Quote:
Originally Posted by fotze2
Weird question and I don't even know who to ask. I work for a private company head office in the US. I believe looking to possibly go public or sell at some point in the future. I got some shares granted that I assume they are worthless at this point. Am I on the hook for any liability or anything. I just have zero expertise in the finance world. No one just gives you something without a downside. I don't even know what I'm asking.
|
Well, you will likely have a little bit of homework to do and information to compile and keep on hand to make sure you have the appropriate ACB on these shares when you ultimately dispose of them. You shouldn't get screwed by owning these, it's the opposite.

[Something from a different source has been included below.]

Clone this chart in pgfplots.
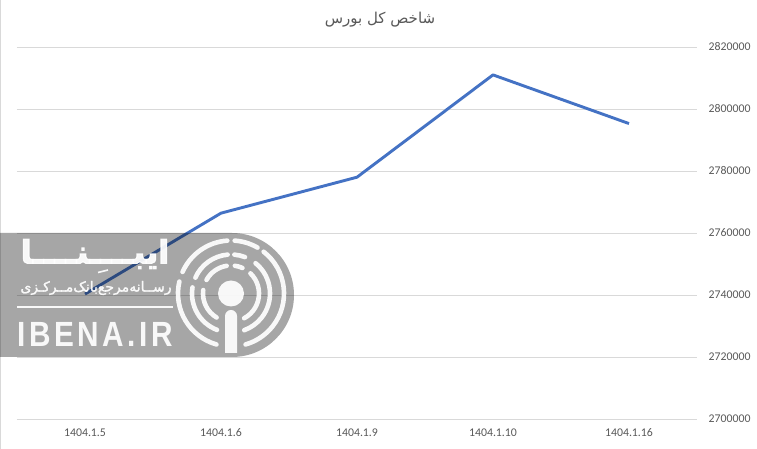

Foreign (to Canada) private company shares aiming for an IPO, it's going to get a bit weird, so make it easier on your tax preparer for a future tax filing. The situation I ran into, there was 3/4 of an inch of paperwork for an employment situation that lasted less than 10 months, to get the appropriate information for the ACB of the swapped shares.
- Any contractual shred of paper that mentions who, what, when, where, why and how you'll end up with these private company shares. (ie: Your employment contract and other docs)
- Details, dates, investment statements, potentially employment slips (if the US company issues you a T4) for the value you received as compensation for these shares (depends if straight shares, ESO or RSU etc.)
- If share swap when company goes public/gets acquired, every shred of paper that discusses what is going on with your shares. (Sometimes Compushare swaps with no investment statement in between)
- Perhaps information that facilitates keeping track of the value of shares based on the weighted average method if there might be a plan to sell shares, but not the entirety of your holdings (hard to randomly sell private company shares anyways). You also might not want to just rely on date you received shares at FX rate, because in some situations, the value showing up on the T4 slip for the ESO/RSU was higher than that calculation and/or the investment statements (ACB calculated too low, thus double pay taxes on that portion of error).